Requirement:
Hand back each line, unchanged, from the top down to the line where "from matplotlib.ticker import MultipleLocator" sits.

Stored data:
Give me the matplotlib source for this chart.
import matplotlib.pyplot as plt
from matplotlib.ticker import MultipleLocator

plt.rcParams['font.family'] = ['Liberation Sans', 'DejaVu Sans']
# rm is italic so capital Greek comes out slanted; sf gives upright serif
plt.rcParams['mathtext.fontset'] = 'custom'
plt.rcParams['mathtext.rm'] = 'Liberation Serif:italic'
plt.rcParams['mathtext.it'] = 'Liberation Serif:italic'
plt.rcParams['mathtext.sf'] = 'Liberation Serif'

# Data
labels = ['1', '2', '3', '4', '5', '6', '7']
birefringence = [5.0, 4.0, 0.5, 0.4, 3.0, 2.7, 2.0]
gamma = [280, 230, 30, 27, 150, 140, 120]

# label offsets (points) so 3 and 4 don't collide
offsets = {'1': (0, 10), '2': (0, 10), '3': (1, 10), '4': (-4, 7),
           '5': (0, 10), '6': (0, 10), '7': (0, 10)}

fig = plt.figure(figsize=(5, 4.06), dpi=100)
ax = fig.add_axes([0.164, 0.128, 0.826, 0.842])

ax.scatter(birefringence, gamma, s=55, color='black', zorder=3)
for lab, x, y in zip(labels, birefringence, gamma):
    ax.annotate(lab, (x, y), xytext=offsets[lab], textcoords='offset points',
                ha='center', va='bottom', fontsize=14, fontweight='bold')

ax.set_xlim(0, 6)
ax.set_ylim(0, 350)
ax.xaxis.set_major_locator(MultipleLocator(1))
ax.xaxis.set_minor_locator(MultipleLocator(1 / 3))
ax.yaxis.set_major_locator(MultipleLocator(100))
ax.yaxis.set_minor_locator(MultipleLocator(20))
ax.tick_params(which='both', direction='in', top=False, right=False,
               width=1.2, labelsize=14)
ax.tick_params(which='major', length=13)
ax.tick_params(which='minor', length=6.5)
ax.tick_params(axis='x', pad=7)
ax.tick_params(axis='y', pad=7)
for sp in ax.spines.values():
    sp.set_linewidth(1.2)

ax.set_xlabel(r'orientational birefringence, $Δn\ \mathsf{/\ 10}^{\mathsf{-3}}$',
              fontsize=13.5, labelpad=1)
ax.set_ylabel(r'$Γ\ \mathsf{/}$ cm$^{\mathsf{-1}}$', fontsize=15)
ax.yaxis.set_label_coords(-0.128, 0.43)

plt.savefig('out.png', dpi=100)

Result of the exercise:
Give me the matplotlib source for this chart.
import matplotlib.pyplot as plt
from matplotlib.ticker import MultipleLocator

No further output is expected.